31. Die Erde ist unvernünftig, der Himmel vernünftig, die Dinge, die im Himmel sind, sind eine heruntergehende Stütze, und die auf Erden sind, sind eine aufstehende Stütze auf Erden, der Himmel ist das erste Element.
32. Die Vorsehung ist eine göttliche Ordnung, die Notwendigkeit ist eine dienstbare Vorsehung, das Glück ist eine Bewegung von der Unordnung, ein Bild der wirkenden Kraft, eine falsche Meinung.
33. Was ist Gott? Ein unveränderliches Gut. Was ist der Mensch? Ein unveränderliches Übel. Wenn du dieser Hauptstücke wirst eingedenk sein, so wirst du dich auch leicht erinnern der Dinge, welche ich dir mit vielen Worten erklärt habe, denn diese sind ein kleiner Begriff von jenen.
34. Meide den Umgang des Pöbels, nicht dass ich will, dass du neidisch sollst sein, sondern vielmehr, weil du von der Gemeinen würdest ausgelacht werden, denn gleich gesellt sich zu seinesgleichen, aber das Ungleiche hält auf keine Weise mit dem, das ihm ungleich ist.

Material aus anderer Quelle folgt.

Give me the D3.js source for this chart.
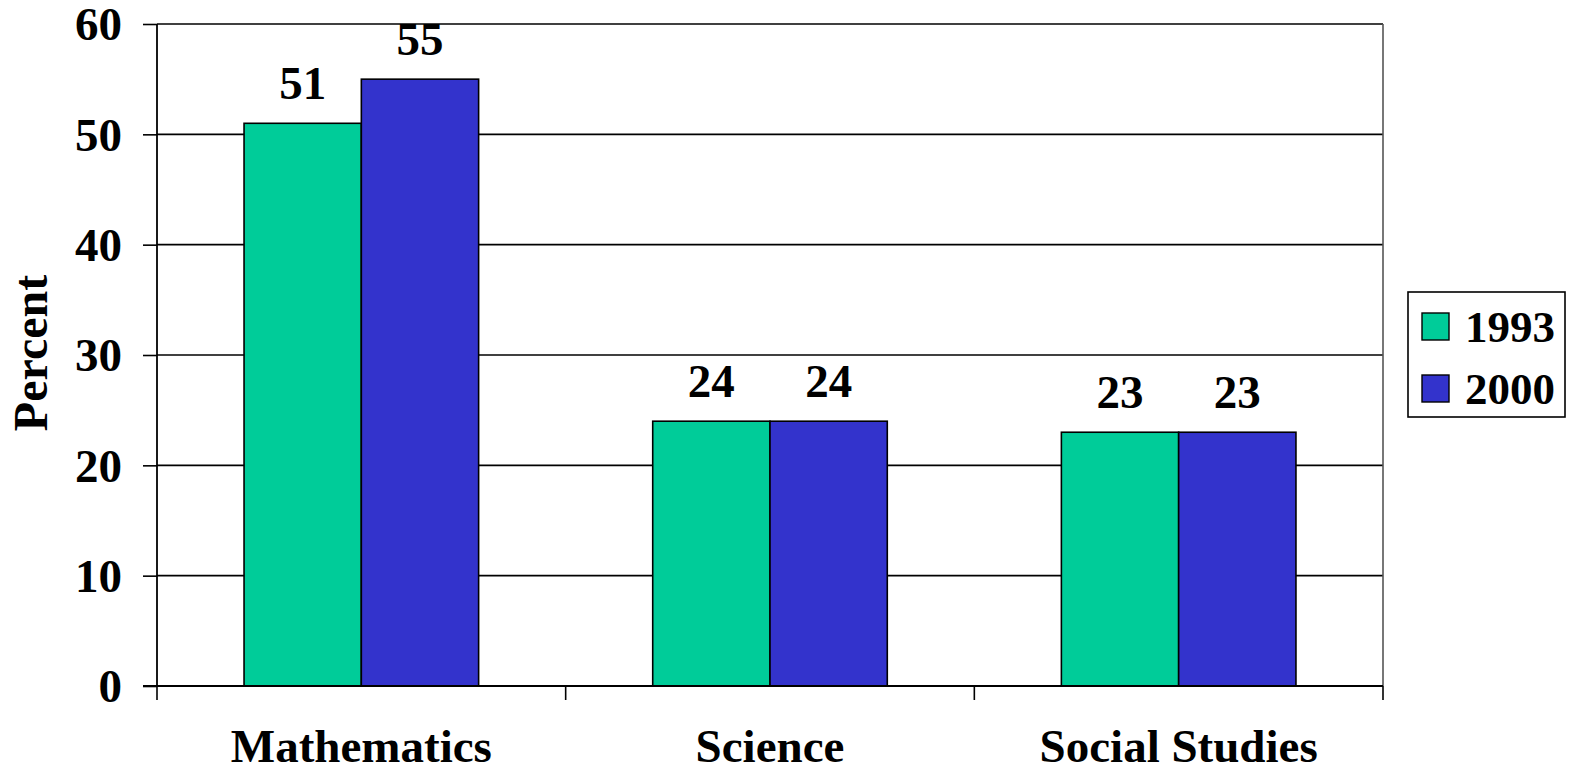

35. Doch sind da wenig, welche diesen Reden Gehör geben, oder es mögen ungefähr künftig wenige darauf achten, dennoch halten sie etwas Sonderliches in sich: Den Bösen wecken sie mehr zur Bosheit, darum muss man sich vor dem Pöbel hüten, weil sie nicht verstehen die Kraft der Dinge, die gesegnet werden.
36. Vater, wie verstehst du das?
37. Also, Sohn! Ein jedes Tier ist zum Bösen mehr geneigt als die Menschen, und es wird damit erzogen, darum hat dasselbe seine Luft darin.
38. Doch im Fall dasselbe Tier hätte gelernt, dass die Welt wäre geworden und alles durch Vorsehung und Notwendigkeit wäre geschehen, weil das Schicksal alles regiert, so würde es desfalls nicht schlimmer sein, indem es alles Gewordene verachtet.
39. Aber indem es die Ursache des Bösen dem Notschicksal zuschreibt, so würde er sich von keiner bösen Tat enthalten.
40. Darum muss man sich vor solchen hüten, auf dass sie in der Unwissenheit bleibend weniger böse sind, aus Furcht vor dem, das ihnen verborgen ist.